I felt the same way when Barack Obama was president. I attended law school with Obama, donated to his campaigns, voted for him twice and supported many of his policies. But when I disagreed with him on major issues—his early opposition to same-sex marriage, his drone policy, his deportation of immigrants, his decision to remove the public option from the Affordable Care Act—I was criticized by some Democrats for doing so. 

It happened with Bill Clinton, too. I worked for Clinton in the White House, but I have expressed disagreement with him on capital punishment, welfare reform, the crime bill and his decision to sign the anti-gay Defense of Marriage Act. I’m a lifelong Democrat, but Black voters don’t owe absolute allegiance to any president or politician.

Each actor in our democracy plays a unique role. The president’s job is to move a political agenda. Members of Congress are tasked with passing legislation. Voters engage by electing officials. And activists push the officials to do more. 

The president has a difficult job trying to balance competing interests, but our role as Black people is to assert our interests, not to play defense for Joe Biden, Barack Obama or any president, regardless of party or race. 

Throughout American history, the push for racial justice has often been “inconvenient” for presidential agendas. When Martin Luther King Jr. wanted to use the 1963 March on Washington to build pressure on Congress and “dramatize a shameful condition,” President John F. Kennedy expressed serious doubts. “We want success in the Congress, not just a big show at the Capitol,” he told civil rights leaders. But as King wrote in his 1963 Letter from a Birmingham Jail, “freedom is never voluntarily given by the oppressor; it must be demanded by the oppressed.” 

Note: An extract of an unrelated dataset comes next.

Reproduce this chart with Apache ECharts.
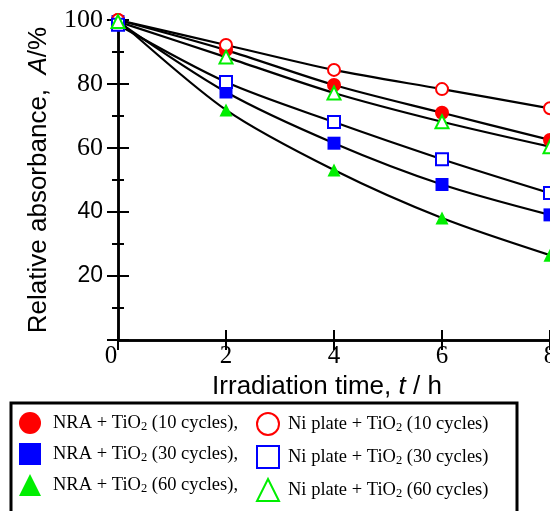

President Joe Biden speaks from the Blue Room Balcony of the White House Monday, Aug. 1, 2022, in Washington, as he announces that a U.S. airstrike killed al-Qaida leader Ayman al-Zawahri in Afghanistan. (Jim Watson/Pool via AP)

After Kennedy’s assassination, President Lyndon Johnson would go on to sign the Civil Rights Act of 1964, the Voting Rights Act of 1965, and the Fair Housing Act of 1968, not despite the pressure from activists but because of it.

Abolitionist Frederick Douglass understood the same lesson in 1857 when he delivered an emancipation speech warning that “power concedes nothing without a demand.” It would take a Civil War and a different assassination before the country finally ratified constitutional amendments that abolished slavery, guaranteed equal protection of the laws and gave Black men the right to vote.

In more recent years, President Obama managed demands from LGBTQ voters pushing for marriage equality before he “evolved” in 2012, and President Biden has faced Black demands for police reform. There’s nothing wrong with citizens making any of these demands. The role of the activist is to push, and the role of the politician is to respond. 

Politicians tend to be cautious creatures and rarely respond by embracing ideas that move ahead of public opinion. The activist’s job, on the other hand, is not to follow public opinion but to shape it. Dr. King described this as the difference between “a thermometer that recorded the ideas and principles of popular opinion” and a “thermostat that transformed the mores of society.” If you want to shape public opinion toward social justice, you can’t just be a thermometer, and you can’t be afraid to criticize any politician who stands in the way.

The election of President Biden illustrates the point. The criticism he received from Democrats during the 2020 campaign helped him become a stronger candidate by responding to the legitimate concerns of voters in his own base. If Biden hadn’t felt pressure from Black voters, he might not have picked a Black woman to be his vice president or a Black woman as his first Supreme Court nominee.

That pressure surely contributed to Biden’s appointment of federal judges, 68 percent of whom have been Black (28 percent), Hispanic (22 percent) or Asian American (18 percent), more than any president in history. Pressure also pushed the Biden administration to extend a federal eviction moratorium last summer after Rep. Cori Bush slept on the steps of the U.S. Capitol to protest the expiration of the law.

The Black agenda remains unfinished. Yes, Biden signed the Emmett Till Antilynching Act this past spring, but Congress has failed to pass a police reform bill, a voting rights bill or a bill to study reparations. Supporters of these bills shouldn’t stop pushing, even when it’s inconvenient for the Democratic Party. In fact, the inconvenient times may be the best moments to negotiate concessions from politicians because that’s when activists have the most leverage. 

We know that Republicans will exploit any intraparty criticism of Democratic leaders to try to suppress Black people from voting at all, which is not a solution. But Democrats are on the verge of some major victories heading into November, even after a year of criticism.

A new legislative package gaining traction will invest in slowing climate change, lower the cost of prescription drugs, and raise corporate taxes. This follows unexpected Senate support for bills to codify same-sex marriage and protect the right to choose to have a child. The Justice Department has indicated that it is investigating Donald Trump’s efforts to overturn the 2020 election. And even voters in the conservative state of Kansas have decided to protect the right to abortion.

In addition, President Biden recently abandoned an inexplicable deal to nominate an anti-abortion judge in Kentucky, proposed a prisoner swap to bring back WNBA star Brittney Griner from Russia and is reportedly considering a plan to cancel student loan debt for millions of Americans. 

The point here is that pressure works. Black voters should not be afraid to use our pressure to get what we want from the candidates we elect. True, we won’t get everything, but we’ll get nothing if we remain silent. 


Keith Boykin is the author of five books, including “Race Against Time: The Politics of a Darkening America.”